• **EXERCISE INSTRUCTIONS**: Where does the string "this" appear in the records? Copy every line that contains it.

[Code that draws figures]
-=-=-=-=-
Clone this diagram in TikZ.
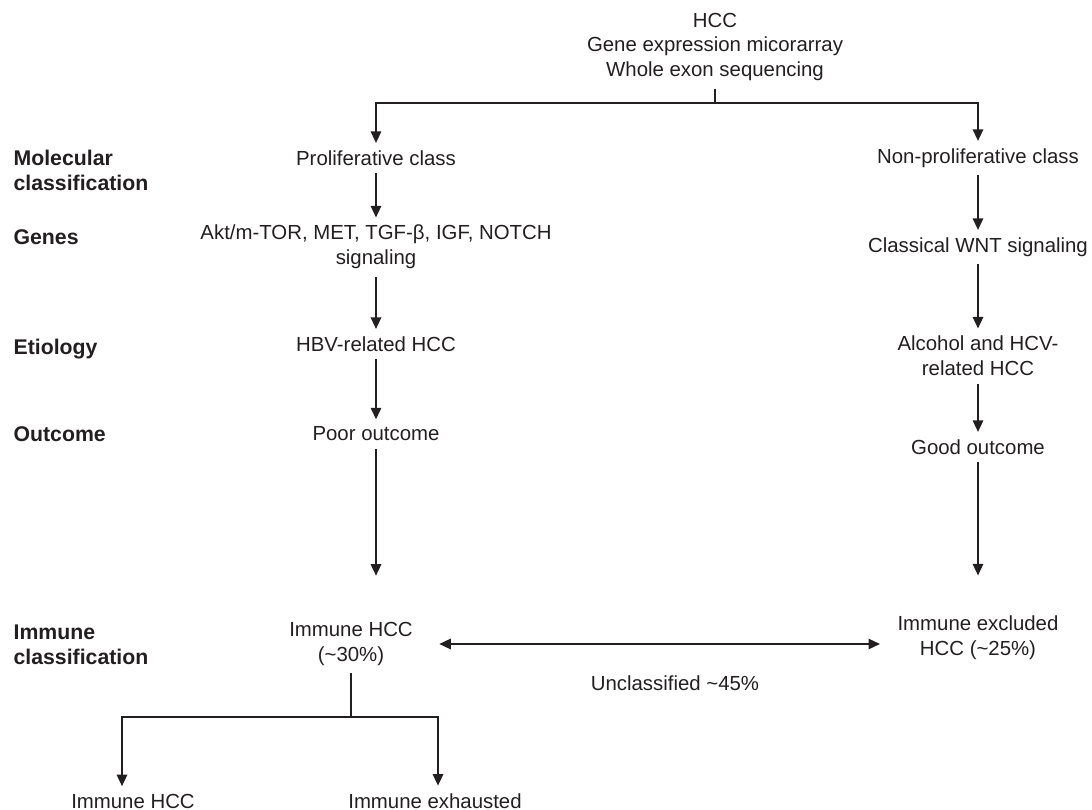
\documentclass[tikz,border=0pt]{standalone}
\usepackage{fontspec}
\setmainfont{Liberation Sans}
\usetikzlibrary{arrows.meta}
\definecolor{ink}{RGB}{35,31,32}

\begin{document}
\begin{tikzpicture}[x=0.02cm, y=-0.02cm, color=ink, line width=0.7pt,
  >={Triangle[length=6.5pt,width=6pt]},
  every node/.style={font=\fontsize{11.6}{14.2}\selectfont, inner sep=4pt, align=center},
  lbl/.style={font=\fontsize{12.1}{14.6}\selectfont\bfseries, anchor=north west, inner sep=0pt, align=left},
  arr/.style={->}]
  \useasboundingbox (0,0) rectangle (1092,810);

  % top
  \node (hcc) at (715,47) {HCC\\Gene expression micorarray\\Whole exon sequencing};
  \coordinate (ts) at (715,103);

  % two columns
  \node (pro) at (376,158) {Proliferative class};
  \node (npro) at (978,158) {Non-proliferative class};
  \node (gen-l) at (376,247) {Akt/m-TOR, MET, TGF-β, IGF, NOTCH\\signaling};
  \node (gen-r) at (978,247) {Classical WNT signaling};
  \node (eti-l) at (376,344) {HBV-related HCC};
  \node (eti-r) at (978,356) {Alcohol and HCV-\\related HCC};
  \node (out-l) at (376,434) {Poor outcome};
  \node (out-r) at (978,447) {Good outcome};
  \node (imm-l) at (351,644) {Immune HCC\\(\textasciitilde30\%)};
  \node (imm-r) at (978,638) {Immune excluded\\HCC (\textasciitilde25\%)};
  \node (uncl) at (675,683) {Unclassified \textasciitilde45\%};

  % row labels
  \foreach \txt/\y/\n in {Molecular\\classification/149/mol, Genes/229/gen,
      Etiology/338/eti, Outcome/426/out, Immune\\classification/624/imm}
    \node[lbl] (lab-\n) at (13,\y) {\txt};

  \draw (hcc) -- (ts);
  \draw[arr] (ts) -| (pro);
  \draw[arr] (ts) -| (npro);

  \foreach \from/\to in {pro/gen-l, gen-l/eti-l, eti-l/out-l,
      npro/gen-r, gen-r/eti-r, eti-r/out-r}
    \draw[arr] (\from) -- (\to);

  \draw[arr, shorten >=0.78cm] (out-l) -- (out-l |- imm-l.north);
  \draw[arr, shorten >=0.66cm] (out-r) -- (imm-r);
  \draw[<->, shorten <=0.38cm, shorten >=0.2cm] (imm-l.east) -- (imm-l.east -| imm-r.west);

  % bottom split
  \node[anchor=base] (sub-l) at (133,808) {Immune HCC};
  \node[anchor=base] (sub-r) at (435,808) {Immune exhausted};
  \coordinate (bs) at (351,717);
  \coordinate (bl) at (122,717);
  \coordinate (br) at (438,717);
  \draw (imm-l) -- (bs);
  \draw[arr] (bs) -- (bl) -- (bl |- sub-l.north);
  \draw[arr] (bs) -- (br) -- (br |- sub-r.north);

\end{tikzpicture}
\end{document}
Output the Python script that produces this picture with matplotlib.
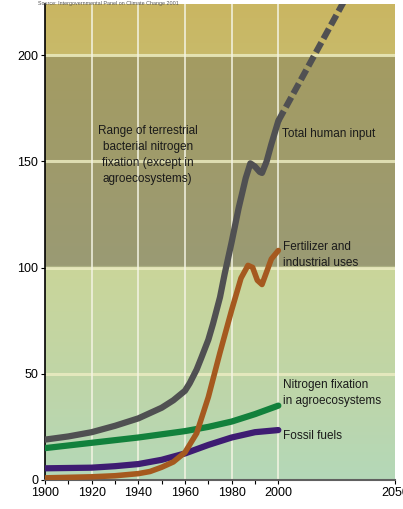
-=-=-=-=-
• **SOLUTION**:
Clone this diagram in TikZ.
Output the Python script that produces this picture with matplotlib.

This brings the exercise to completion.